This demonstration shows our complete system in action. The agent will automatically recognize that it needs to summarize the text first, then translate that summary into German, and finally present both results in a clear, formatted output. The verbose logging (enabled in our executor configuration) will show each step of the agent's reasoning and tool usage.

Looking at our output, the agent made **4 tool calls** but only had **3 iterations** available. Here's the sequence:
1. **First call**: `Summarize` with original text
2. **Second call**: `Translate` with original text (WRONG - should be summary)
3. **Third call**: `Summarize` with original text again (redundant)
4. **Fourth call**: `Translate` with the summary (CORRECT)
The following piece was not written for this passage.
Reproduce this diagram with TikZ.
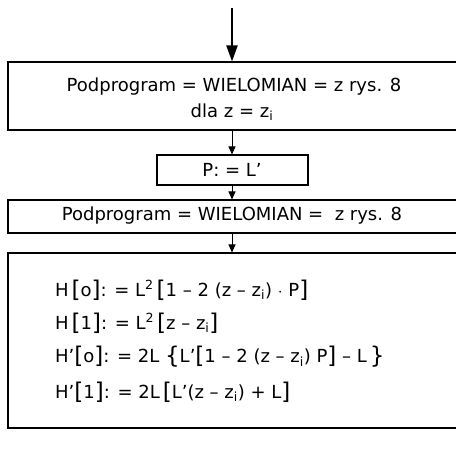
\documentclass[tikz,border=0pt]{standalone}
\usepackage{fontspec}
\setmainfont{DejaVu Sans}
\usetikzlibrary{arrows.meta}
\tikzset{
  box/.style={draw, line width=1.1pt, inner sep=0pt},
  txt/.style={font=\fontsize{18}{21}\selectfont, inner sep=0pt},
  flow/.style={line width=1pt, -{Triangle[length=8pt,width=7pt]}},
}
\newcommand{\zi}{z\textsubscript{i}}
\newcommand{\sqr}{\textsuperscript{2}}
\newcommand{\lb}{{\fontsize{23}{23}\selectfont\raisebox{-1pt}{[}}}
\newcommand{\rb}{{\fontsize{23}{23}\selectfont\raisebox{-1pt}{]}}}
\newcommand{\lc}{{\fontsize{23}{23}\selectfont\raisebox{-1pt}{\{}}}
\newcommand{\rc}{{\fontsize{23}{23}\selectfont\raisebox{-1pt}{\}}}}
\begin{document}
\begin{tikzpicture}[x=1pt,y=-1pt]
\clip (0,0) rectangle (456,450);
\fill[white] (0,0) rectangle (456,450);
\coordinate (start) at (232,8);
\node[box, minimum width=452pt, minimum height=68pt] (b1) at (234,96) {};
\node[box, minimum width=151pt, minimum height=30pt] (b2) at (232.5,170) {};
\node[box, minimum width=452pt, minimum height=33pt] (b3) at (234,216.5) {};
\node[box, minimum width=452pt, minimum height=175pt] (b4) at (234,340.5) {};
\node[txt] (t1a) at (234,87) {Podprogram = WIELOMIAN = z rys. 8};
\node[txt] (t1b) at (232,112) {dla z = \zi};
\node[txt] (t2) at (232,170) {P: = L'};
\node[txt] (t3) at (232,216) {Podprogram = WIELOMIAN = \ z rys. 8};
\node[txt, anchor=west] (t4a) at (55,290) {H\,\lb o\rb: = L\sqr\,\lb 1 – 2 (z – \zi) $\cdot$ P\rb};
\node[txt, anchor=west] (t4b) at (55,323) {H\,\lb 1\rb: = L\sqr\,\lb z – \zi\rb};
\node[txt, anchor=west] (t4c) at (55,357) {H'\lb o\rb: = 2L \lc L'\lb 1 – 2 (z – \zi) P\rb\ – L\,\rc};
\node[txt, anchor=west] (t4d) at (55,392) {H'\lb 1\rb: = 2L\,\lb L'(z – \zi) + L\rb};
\draw[line width=2.2pt, -{Triangle[length=16pt,width=11pt]}] (start) -- (b1.north -| start);
\draw[flow] (b1.south -| start) -- (b2.north -| start);
\draw[flow] (b2.south -| start) -- (b3.north -| start);
\draw[flow] (b3.south -| start) -- (b4.north -| start);
\end{tikzpicture}
\end{document}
The issue stems from how the agent interpreted the prompt. Despite our clear instructions to:
1. Summarize first
2. Then translate the summary

The agent got confused and made several mistakes:
- It translated the **original text** instead of the **summary** in the second call
- It repeated the summarization unnecessarily
- It eventually figured out the correct workflow but wasted iterations

The agent continues iterating when:
1. It hasn't completed the task according to its prompt
2. It needs to use multiple tools in sequence
3. It makes mistakes and needs to correct them
4. It hasn't reached the maximum iteration limit

The multiple tool invocations show that the agent is reasoning through the problem step by step and it is ensuring it has the right inputs for each tool and providing the correct final output (summary in English + translation in German).